Diane Oliver Author

Diane Oliver (1943 - 1966) was born in Charlotte, North Carolina. Her father was a school teacher and her mother a piano teacher. After graduating from a segregated public high school, she attended Women's College (which later became the University of North Carolina at Greensboro) and was the Managing Editor of The Carolinian, the student newspaper. She published four short stories in her lifetime and two more posthumously: 'Key to the City' and 'Neighbors' published in The Sewanee Review in 1966; 'Health Service', 'Traffic Jam' and 'Mint Juleps Not Served Here' in Negro Digest in 1965, 1966 and 1967; and 'The Closet on the Top Floor' in Southern Writing in the Sixties in 1966. 'Neighbors' was a recipient of an O. Henry Award in 1967. Diane began graduate work at the University of Iowa's Writers' Workshop and was awarded the MFA degree posthumously days after her death in a motorcycle accident in 1966, aged just 22.

Tayari Jones is the New York Times-bestselling author of four novels.An American Marriage (2018) was an Oprah's Book Club Selection and championed by Barack Obama as well as being awarded the Women's Prize for Fiction and published in two dozen countries.
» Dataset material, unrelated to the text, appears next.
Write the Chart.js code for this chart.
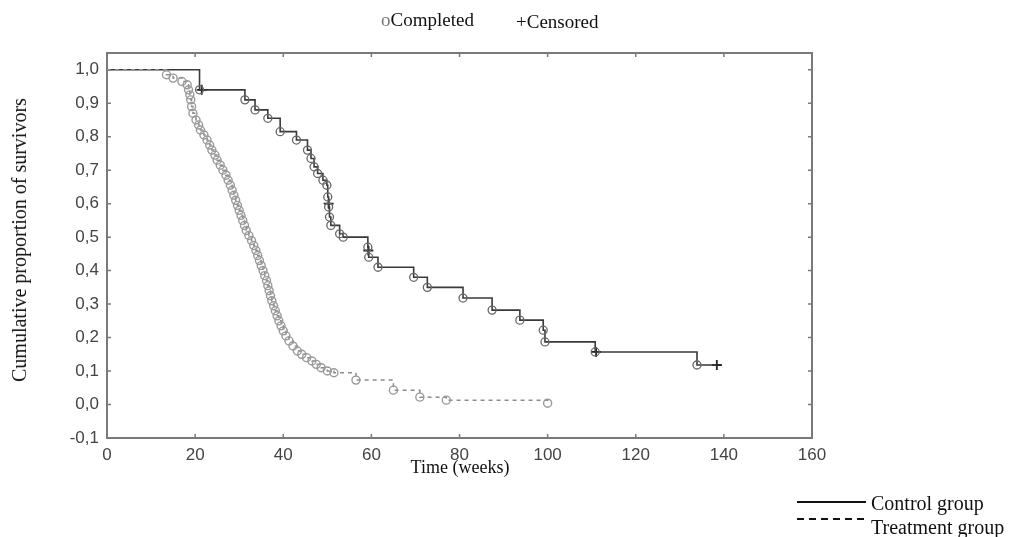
<!DOCTYPE html>
<html>
<head>
<meta charset="utf-8">
<script src="https://cdn.jsdelivr.net/npm/chart.js@4.4.1/dist/chart.umd.min.js"></script>
<style>
  html, body { margin: 0; padding: 0; background: #fff; }
  #wrap { position: relative; width: 1016px; height: 537px; overflow: hidden; }
  #c { position: absolute; left: 0; top: 0; }
  .serif { font-family: "Liberation Serif", "Times New Roman", serif; color: #111; position: absolute; white-space: nowrap; line-height: 1; }
  .lgline { position: absolute; }
</style>
</head>
<body>
<div id="wrap">
  <canvas id="c" width="1016" height="537"></canvas>
  <div class="serif" style="left:381px; top:10px; font-size:19px;"><span style="color:#777;">o</span>Completed</div>
  <div class="serif" style="left:516px; top:12px; font-size:19px;">+Censored</div>
  <div class="serif" id="ytitle" style="left:19px; top:240px; font-size:20px; transform: translate(-50%,-50%) rotate(-90deg);">Cumulative proportion of survivors</div>
  <div class="serif" style="left:460px; top:467px; font-size:18px; transform: translate(-50%,-50%);">Time (weeks)</div>
  <div class="lgline" style="left:797px; top:501px; width:69px; height:1.6px; background:#111;"></div>
  <div class="serif" style="left:871px; top:493px; font-size:20px;">Control group</div>
  <div class="lgline" style="left:797px; top:518px; width:69px; height:1.6px; background: repeating-linear-gradient(to right, #111 0 7px, transparent 7px 12px);"></div>
  <div class="serif" style="left:871px; top:517px; font-size:20px;">Treatment group</div>
</div>
<script>
// ---- data ----
const xTicks = [0, 20, 40, 60, 80, 100, 120, 140, 160];
const yTicks = [-0.1, 0.0, 0.1, 0.2, 0.3, 0.4, 0.5, 0.6, 0.7, 0.8, 0.9, 1.0];
const yTickLabels = ['-0,1', '0,0', '0,1', '0,2', '0,3', '0,4', '0,5', '0,6', '0,7', '0,8', '0,9', '1,0'];

// Control group: event times (weeks) and survival after event
const controlWeeks = [0, 21, 31.3, 33.6, 36.5, 39.3, 43, 45.5, 46.3, 47, 47.8, 49, 49.9, 50.1, 50.3, 50.5, 50.8, 52.8, 53.6, 59.2, 59.4, 61.5, 69.6, 72.7, 80.8, 87.4, 93.7, 99, 99.4, 110.8, 133.9, 138.4];
const controlSurv  = [1.0, 0.94, 0.91, 0.88, 0.855, 0.815, 0.79, 0.76, 0.735, 0.71, 0.69, 0.67, 0.655, 0.62, 0.59, 0.56, 0.535, 0.51, 0.50, 0.47, 0.44, 0.41, 0.38, 0.35, 0.318, 0.282, 0.252, 0.222, 0.187, 0.157, 0.118, 0.118];

// Control group censored marks
const censoredWeeks = [21.5, 50.3, 59.3, 111, 138.4];
const censoredSurv  = [0.94, 0.60, 0.46, 0.157, 0.118];

// Treatment group: event times (weeks) and survival after event
const treatWeeks = [0, 13.5, 15, 17, 18.2, 18.5, 18.8, 19, 19.2, 19.5, 20.2, 20.8, 21.2, 22, 22.7, 23.3, 23.8, 24.5, 25, 25.7, 26.3, 27, 27.5, 28, 28.4, 28.8, 29.2, 29.6, 30, 30.4, 30.8, 31.2, 31.6, 32.2, 32.8, 33.3, 33.8, 34.2, 34.6, 35, 35.4, 35.8, 36.2, 36.5, 36.8, 37.1, 37.4, 37.8, 38.2, 38.6, 39, 39.5, 40, 40.6, 41.3, 42.2, 43.2, 44.2, 45.3, 46.5, 47.5, 48.6, 50, 51.5, 56.5, 65, 71, 77, 100];
const treatSurv  = [1.0, 0.985, 0.975, 0.965, 0.955, 0.94, 0.925, 0.91, 0.89, 0.87, 0.85, 0.835, 0.82, 0.805, 0.79, 0.775, 0.76, 0.745, 0.73, 0.715, 0.70, 0.685, 0.67, 0.655, 0.64, 0.625, 0.61, 0.595, 0.58, 0.565, 0.55, 0.535, 0.52, 0.505, 0.49, 0.475, 0.46, 0.445, 0.43, 0.415, 0.40, 0.385, 0.37, 0.355, 0.34, 0.325, 0.31, 0.295, 0.28, 0.265, 0.25, 0.235, 0.22, 0.205, 0.19, 0.175, 0.16, 0.15, 0.14, 0.13, 0.12, 0.11, 0.10, 0.095, 0.073, 0.043, 0.022, 0.013, 0.004];

const toXY = (xs, ys) => xs.map((v, i) => ({ x: v, y: ys[i] }));

const framePlugin = {
  id: 'frame',
  beforeDatasetsDraw(chart) {
    const { ctx, chartArea: a, scales: { x, y } } = chart;
    ctx.save();
    ctx.strokeStyle = '#7a7a7a';
    ctx.lineWidth = 2;
    ctx.strokeRect(a.left, a.top, a.right - a.left, a.bottom - a.top);
    ctx.lineWidth = 1.5;
    ctx.beginPath();
    xTicks.forEach(v => {
      const px = x.getPixelForValue(v);
      ctx.moveTo(px, a.bottom); ctx.lineTo(px, a.bottom - 4);
      ctx.moveTo(px, a.top); ctx.lineTo(px, a.top + 4);
    });
    yTicks.forEach(v => {
      const py = y.getPixelForValue(v);
      ctx.moveTo(a.left, py); ctx.lineTo(a.left + 4, py);
      ctx.moveTo(a.right, py); ctx.lineTo(a.right - 4, py);
    });
    ctx.stroke();
    ctx.restore();
  }
};

new Chart(document.getElementById('c'), {
  type: 'scatter',
  data: {
    datasets: [
      {
        label: 'Treatment group',
        data: toXY(treatWeeks, treatSurv),
        showLine: true,
        stepped: true,
        borderColor: '#8c8c8c',
        borderWidth: 1.5,
        borderDash: [4, 4],
        pointStyle: 'circle',
        pointRadius: ctx => ctx.dataIndex === 0 ? 0 : 4,
        pointBorderColor: '#9a9a9a',
        pointBorderWidth: 1.4,
        pointBackgroundColor: 'rgba(255,255,255,0)'
      },
      {
        label: 'Control group',
        data: toXY(controlWeeks, controlSurv),
        showLine: true,
        stepped: true,
        borderColor: '#3a3a3a',
        borderWidth: 1.6,
        pointStyle: 'circle',
        pointRadius: ctx => (ctx.dataIndex === 0 || ctx.dataIndex === controlWeeks.length - 1) ? 0 : 4,
        pointBorderColor: '#666',
        pointBorderWidth: 1.3,
        pointBackgroundColor: 'rgba(255,255,255,0)'
      },
      {
        label: 'Censored',
        data: toXY(censoredWeeks, censoredSurv),
        showLine: false,
        pointStyle: 'cross',
        pointRadius: 5,
        pointBorderColor: '#222',
        pointBorderWidth: 1.8
      }
    ]
  },
  options: {
    responsive: false,
    animation: false,
    layout: { padding: { top: 53, right: 204, bottom: 0, left: 0 } },
    plugins: { legend: { display: false }, tooltip: { enabled: false } },
    scales: {
      x: {
        type: 'linear', min: 0, max: 160,
        afterBuildTicks: s => { s.ticks = xTicks.map(v => ({ value: v })); },
        afterFit: s => { s.height = 99; },
        grid: { display: false, drawTicks: false },
        border: { display: false },
        ticks: { autoSkip: false, maxRotation: 0, padding: 7, color: '#444',
                 font: { family: '"Liberation Sans", Arial, sans-serif', size: 17 },
                 callback: v => String(v) }
      },
      y: {
        type: 'linear', min: -0.1, max: 1.05,
        afterBuildTicks: s => { s.ticks = yTicks.map(v => ({ value: v })); },
        afterFit: s => { s.width = 107; },
        grid: { display: false, drawTicks: false },
        border: { display: false },
        ticks: { autoSkip: false, padding: 8, color: '#444',
                 font: { family: '"Liberation Sans", Arial, sans-serif', size: 17 },
                 callback: (v) => { const i = yTicks.findIndex(t => Math.abs(t - v) < 1e-6); return i >= 0 ? yTickLabels[i] : ''; } }
      }
    }
  },
  plugins: [framePlugin]
});
</script>
</body>
</html>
A 2021 Guggenheim Fellow, Jones has also been a recipient of the Hurston/Wright Legacy Award and the US Artist, NEA and Radcliffe Institute Bunting Fellowships. Her third novel, Silver Sparrow, was added to the NEA Big Read Library of classics in 2016. Jones is a graduate of Spelman College, University of Iowa, and Arizona State University. She is currently an Andrew D. White Professor-at-Large at Cornell University and the Charles Howard Candler Professor of Creative Writing at Emory University.